Troubleshooting & Edge Cases
- Percentile flaps run-to-run → the sample is too small. A P90 over 5 runs is dominated by one observation; raise
numberOfRunsto 9+, or aggregate several PR runs into a rolling window before evaluating. - P99 is wildly unstable in lab → you cannot estimate a P99 from tens of samples. Reserve P95/P99 for field datasets with thousands of sessions; gate lab runs at P75/P90 and watch the high tail in RUM.
- Lab percentile passes but field P75 fails → expected lab-to-field gap. Set lab ceilings 10–15% tighter than the field target you actually care about.

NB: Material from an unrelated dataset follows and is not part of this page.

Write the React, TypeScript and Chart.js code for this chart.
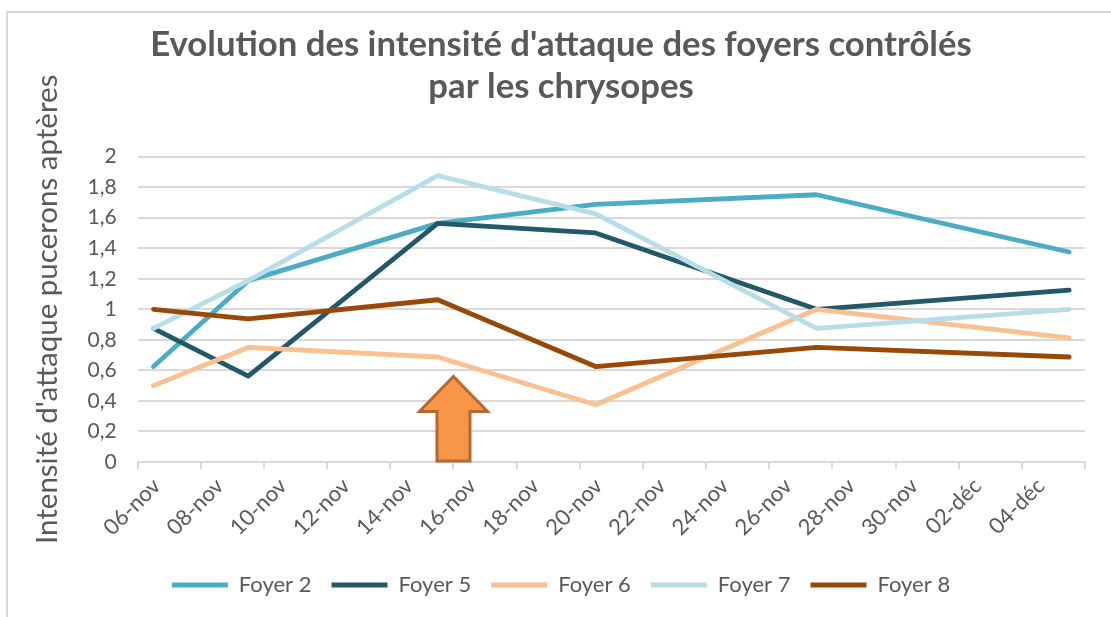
import React, { useEffect, useRef } from "react";
import { Chart, registerables } from "chart.js";

Chart.register(...registerables);

// ---- Data ----
const seriesNames = ["Foyer 2", "Foyer 5", "Foyer 6", "Foyer 7", "Foyer 8"];
const sampleDates = ["06-nov", "09-nov", "15-nov", "20-nov", "27-nov", "05-déc"];
// days elapsed since 06-nov for each sample date
const sampleDays = [0, 3, 9, 14, 21, 29];
const foyer2 = [0.625, 1.1875, 1.5625, 1.6875, 1.75, 1.375];
const foyer5 = [0.875, 0.5625, 1.5625, 1.5, 1.0, 1.125];
const foyer6 = [0.5, 0.75, 0.6875, 0.375, 1.0, 0.8125];
const foyer7 = [0.875, 1.1875, 1.875, 1.625, 0.875, 1.0];
const foyer8 = [1.0, 0.9375, 1.0625, 0.625, 0.75, 0.6875];
const seriesValues = [foyer2, foyer5, foyer6, foyer7, foyer8];
const seriesColors = ["#4BACC6", "#215968", "#FAC090", "#B7DEE8", "#984807"];

// x axis: days since 06-nov, major unit 2 days
const axisSpanDays = 30;
const xTickLabels = [
  "06-nov", "08-nov", "10-nov", "12-nov", "14-nov", "16-nov", "18-nov", "20-nov",
  "22-nov", "24-nov", "26-nov", "28-nov", "30-nov", "02-déc", "04-déc", "",
];
// annotation arrow (day since 06-nov, value of tip)
const arrowDay = 10;
const arrowTopValue = 0.56;

const titleLines = [
  "Evolution des intensité d'attaque des foyers contrôlés",
  "par les chrysopes",
];
const yAxisTitle = "Intensité d'attaque pucerons aptères";

const FONT = "Lato, 'Noto Sans', sans-serif";
const TEXT = "#595959";
const GRID = "#D9D9D9";

const framePlugin = {
  id: "frame",
  beforeDraw(chart: any) {
    const ctx = chart.ctx;
    ctx.save();
    ctx.fillStyle = "#ffffff";
    ctx.fillRect(0, 0, chart.width, chart.height);
    ctx.strokeStyle = GRID;
    ctx.lineWidth = 2;
    ctx.beginPath();
    ctx.moveTo(chart.width, 12);
    ctx.lineTo(7, 12);
    ctx.lineTo(7, chart.height);
    ctx.stroke();
    ctx.restore();
  },
};

const arrowPlugin = {
  id: "arrow",
  afterDatasetsDraw(chart: any) {
    const { ctx, scales } = chart;
    const x = scales.x.getPixelForValue(arrowDay);
    const yTip = scales.y.getPixelForValue(arrowTopValue);
    const yBase = scales.y.getPixelForValue(0);
    const headHalf = 34;
    const shaftHalf = 16.5;
    const headH = 35;
    ctx.save();
    ctx.beginPath();
    ctx.moveTo(x, yTip);
    ctx.lineTo(x + headHalf, yTip + headH);
    ctx.lineTo(x + shaftHalf, yTip + headH);
    ctx.lineTo(x + shaftHalf, yBase - 1);
    ctx.lineTo(x - shaftHalf, yBase - 1);
    ctx.lineTo(x - shaftHalf, yTip + headH);
    ctx.lineTo(x - headHalf, yTip + headH);
    ctx.closePath();
    ctx.fillStyle = "#F79646";
    ctx.fill();
    ctx.lineWidth = 3;
    ctx.lineJoin = "miter";
    ctx.strokeStyle = "#B6692F";
    ctx.stroke();
    ctx.restore();
  },
};

export default function App() {
  const ref = useRef<HTMLCanvasElement | null>(null);

  useEffect(() => {
    document.body.style.margin = "0";
    const canvas = ref.current;
    if (!canvas) return;
    const datasets = seriesNames.map((name, i) => ({
      label: name,
      data: sampleDays.map((d, j) => ({ x: d + 0.5, y: seriesValues[i][j] })),
      borderColor: seriesColors[i],
      backgroundColor: seriesColors[i],
      borderWidth: 4.8,
      pointRadius: 0,
      pointHoverRadius: 0,
      tension: 0,
      borderJoinStyle: "round" as const,
      borderCapStyle: "round" as const,
      order: seriesNames.length - i,
    }));

    const chart = new Chart(canvas, {
      type: "line",
      data: { datasets },
      plugins: [framePlugin, arrowPlugin],
      options: {
        animation: false,
        responsive: false,
        layout: { padding: { left: 37, right: 26, top: 0, bottom: 11 } },
        plugins: {
          title: {
            display: true,
            text: titleLines,
            color: TEXT,
            font: { family: FONT, size: 34.7, weight: "bold", lineHeight: 1.19 },
            padding: { top: 24.5, bottom: 49.5 },
          },
          legend: {
            position: "bottom",
            labels: {
              color: TEXT,
              font: { family: FONT, size: 22 },
              usePointStyle: true,
              pointStyle: "line",
              pointStyleWidth: 56,
              boxHeight: 22,
              padding: 20,
              sort: (a: any, b: any) => a.datasetIndex - b.datasetIndex,
            },
          },
          tooltip: { enabled: false },
        },
        scales: {
          x: {
            type: "linear",
            min: 0,
            max: axisSpanDays,
            afterFit: (scale: any) => {
              scale.height = 92;
            },
            ticks: {
              stepSize: 2,
              autoSkip: false,
              minRotation: 45,
              maxRotation: 45,
              color: TEXT,
              font: { family: FONT, size: 22 },
              labelOffset: 19,
              padding: 4,
              callback: (v: any) => xTickLabels[Math.round(Number(v) / 2)] ?? "",
            },
            grid: {
              drawOnChartArea: false,
              drawTicks: true,
              tickLength: 7,
              color: GRID,
              lineWidth: 2,
            },
            border: { display: true, color: GRID, width: 2 },
          },
          y: {
            min: 0,
            max: 2,
            afterFit: (scale: any) => {
              scale.width = 100.7;
            },
            ticks: {
              stepSize: 0.2,
              color: TEXT,
              font: { family: FONT, size: 21 },
              padding: 21,
              callback: (v: any) => String(Number(Number(v).toFixed(1))).replace(".", ","),
            },
            grid: { color: GRID, lineWidth: 2, drawTicks: false },
            border: { display: false },
            title: {
              display: true,
              text: yAxisTitle,
              color: TEXT,
              font: { family: FONT, size: 29.5, lineHeight: 1.2 },
              padding: { top: -7, bottom: 0 },
            },
          },
        },
      },
    });
    return () => chart.destroy();
  }, []);

  return (
    <div style={{ width: 1111, height: 617 }}>
      <canvas ref={ref} width={1111} height={617} />
    </div>
  );
}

- Mean looks fine, users complain → the average is absorbing the tail. Switch the assertion from
mean/median to the percentile; that is the entire point of this layer. - Mixed device classes in one percentile → segment first. Compute and gate P75 per device class and connection profile, never on a pooled distribution.
- A single slow third-party run poisons P90 → apply IQR or Z-score outlier filtering before the percentile step, and pin vendor versions per Third-Party Script Constraints.
Frequently Asked Questions
Why gate on a percentile instead of the average?
The mean blends fast and slow sessions into a value no user experiences, so it stays green while the slow tail degrades. A percentile such as P75 or P90 is an actual point in the distribution — it answers "how bad is the experience for the slowest quarter (or tenth) of users?", which is the question a budget exists to protect.
How many runs do I need to compute a stable percentile?
For lab runs, five is the floor for a P75 and nine or more for a P90; a P99 needs field data with thousands of sessions, not a handful of CI runs. The rule of thumb: the higher the percentile, the more samples it takes to estimate it without flapping. Below the floor, downgrade the assertion to warn using a minimumSamples guard.
Should every metric use the same percentile?
No. Match the percentile to the metric's shape and the route's business risk. Typical timing metrics like LCP and INP work well at P75; rare-but-severe metrics like CLS earn P90; revenue-critical or SLA-bound paths justify P90 through P99. See Choosing Between P75 and P90 Budget Targets for the decision procedure.